Throughout the region, there are houses with all kinds of junk and dead vehicles in the yard. This one is a bit more clutter-strewn than most. At one point, there was a horse in the middle of all this stuff.

One of the many wildly commercial enterprises on I-40, 
nestled in to one of the most beautiful rock formations in the area. 

Two hogans

On my last day in Fort Defiance, a big, swirly wind rises up, blowing dust and sand everywhere. 

Dog of the Day
This nutty canine gets his kicks chasing cars on a little-traveled road near Morrilton, Arkansas. 

Psssst..... If you've read all the way down to here, congratulations! I'll be posting the final painting giveaway tomorrow, March 10... sometime in the morning. 

Saturday, March 7, 2015

Thursday Morning, Fort Defiance

Thursday Morning, Fort Defiance
Oil on canvas, 10x10

Though I am still posting paintings from Fort Defiance, and still thinking about the journey and my discoveries there, I am now in Memphis, where I have a show this coming weekend. 

I leave the reservation early, for many reasons. One is my annual confusion about February. I tend to overcompensate for the short week at the end, and this year is no exception. Also, when I decide to leave, the weather across the country is looking pretty horrible, especially on I-40, the only route that makes sense for me to drive. And finally, I've stayed on the reservation about as long as I can. 

I have some conclusions after spending 60 hours or so painting on the reservation, and at least twice that amount of time thinking about it. 

The area evokes strong feelings in me, that's clear. And whether those feelings are positive or negative, or somewhere in between, the fact remains that they are surprisingly strong in me, surprisingly deeply rooted. 

I seem to know the sky. And while that might sound flippy and out there, it's the best way I can say it. I have no hesitation painting the sky ever. I don't think, I don't wonder, I don't question. I paint the sky unhesitatingly, in every pieces. 

The big rocks, I know almost as well, though these do take some thought, some guessing, some trial and error. I get the colors easily, again, unerringly, unhesitatingly. It's the massive, muscled, monumental qualities that take work on my part. But even those come pretty easily, in most of the paintings. 

I can't draw a straight line from my earliest days to these latest ones, but I sense the line, I feel it, and it seems to be true. 

 My painting in the landscape. 

Around the Region

I spend some time at the laundromat before I leave. It's me and a bunch of Navajo grandmothers, and a couple grandchildren. This boy keep pushing the shiny doors on the change machines, until he gets them all swinging back and forth at the same time.
Three people herd this small group of escapees back to their home, 
somewhere along Navajo Route 12. 

There's a pretty cool-looking junkyard beneath this car tower. 

I see these amazing, conical buttes along Navajo Route 12, 
not far from where the little group of cows is being herded. 

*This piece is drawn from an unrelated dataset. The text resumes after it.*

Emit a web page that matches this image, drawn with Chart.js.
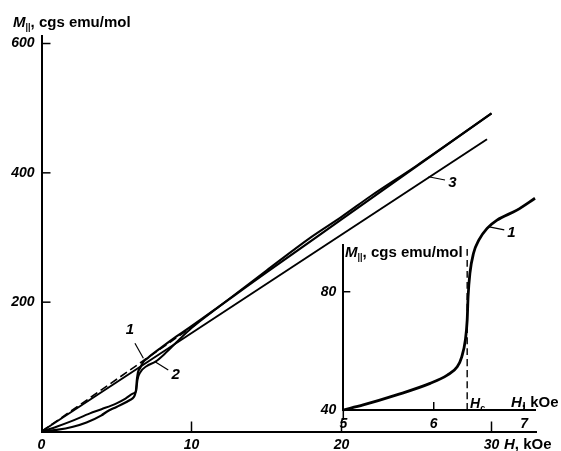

Not only am I now an award-winning artist, I am also an internationally known artist. One of my international sponsors lives in Switzerland, and sent me the photos directly above and below, after she saw pictures of the Painted Desert (bottom photo in this stack). The photos she sent are from Cappadocia, Turkey, where she's gone to ski, and to sightsee. Isn't it amazing how much the formations resemble each other? 

Painted Desert

Dog of the Day
This vociferous guy actively defends his car in a parking lot in Amarillo. 
You can just barely see his compatriot, a relatively quiet shepherd-type,
 sitting in the driver's seat, minding his own business.